Soumya Palliyil, Christina Downham, Ian Broadbent, Keith Charlton and Andrew J Porter
University of Aberdeen, UK
Scientific Tracks Abstracts: Arch Clin Microbiol
Introduction: The human pathogen Pseudomonas aeruginosa uses a cell-density based intercellular communication system called quorum sensing (QS) to regulate virulence gene expression and pathogenic behavior within the host. In this study, immunomodulation of QS molecules by monoclonal antibodies (mAbs) was used as a novel approach to prevent P. aeruginosa infections and as tools to detect these compounds in bodily fluids as a possible first clue to an undiagnosed Gramnegative infection. Methods: Using sheep immunization and recombinant antibody technology, a panel of sheep-mouse chimeric mAbs to homoserine lactones (HSLs) was developed. Lead clones were tested in elastase and nematode slow killing assays to evaluate their quorum quenching activities and also for their ability to detect QS compounds in human urine. For survival studies in mice, lead mAbs and comparator antibiotic drugs at 10 mg/kg or vehicle-only control were co-administered with P. aeruginosa PA058 by the intranasal route with a second treatment dose 4 h post infection. Bacterial burden in the lung tissue 24h post infection and survival up to seven days was monitored. Results: Specific binding of lead mAbs to QS molecules has been demonstrated by a series of in vitro immunoassays. In the nematode slow killing assay, the survival rates of Caenorhabditis elegans increased from 15% to 60%. In a nonneutropenic lung model of mice infected with P. aeruginosa PA058, mAb monotherapy demonstrated significant efficacy, prolonging survival up to 83%. HSL mAbs also retained functional recognition of its antigen in the presence of urine with very little reduction in sensitivity observed (IC50 value 4 nM in PBS vs. 10 nM in urine). Conclusions: Antibodies are an attractive method for controlling bacterial virulence by block quorum sensing signaling as these ‘antipathogenic’ drugs are less likely to develop resistance in bacteria compared to conventional antibiotics. An immunoassay-based diagnostic system exploiting the high sensitivity of anti-QS MAbs could be developed to detect the presence of specific markers of infection (homoserine lactones, quinolones) in bodily fluids such as blood and urine.

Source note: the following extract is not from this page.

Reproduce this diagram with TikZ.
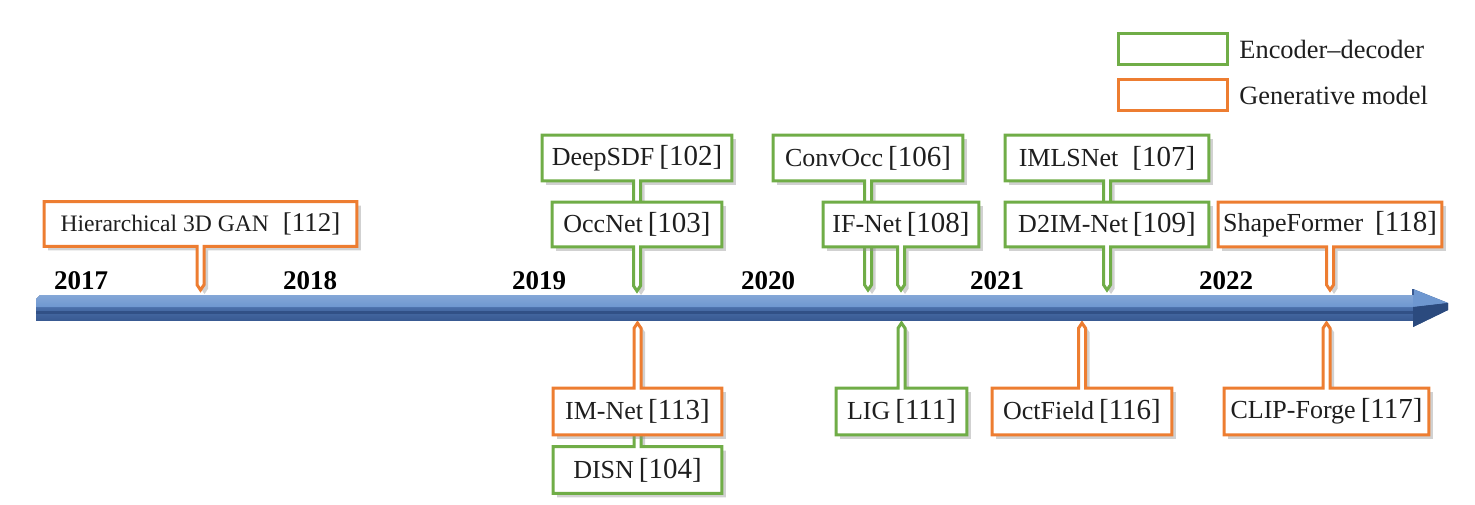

Soumya Palliyil is the Principal Scientist and Facility Manager of the Scottish Biologics Facility (SBF), a biologic drug discovery unit which provides antibody and peptide hit generation services to academia and industry. She completed her PhD within Professor Andy Porter’s Antibody Engineering Group, University of Aberdeen and Wyeth/Pfizer Inc Protein Therapeutics Lab, Aberdeen. Utilizing the antibody engineering experience and expertise accumulated over the years, she manages a wide range of antibody based projects in the SBF including the development of antibody therapeutic candidates in areas such as cardiovascular, neurodegenerative and infectious diseases, several antibody-fragment based diagnostics in bacterial and fungal infections and in vivo imaging candidates for heart disease and fibrotic conditions of the liver, pancreas, etc. She is a recipient of the prestigious Commonwealth Scholarship and has also completed the Royal Society of Edinburgh Commercialization Fellowship.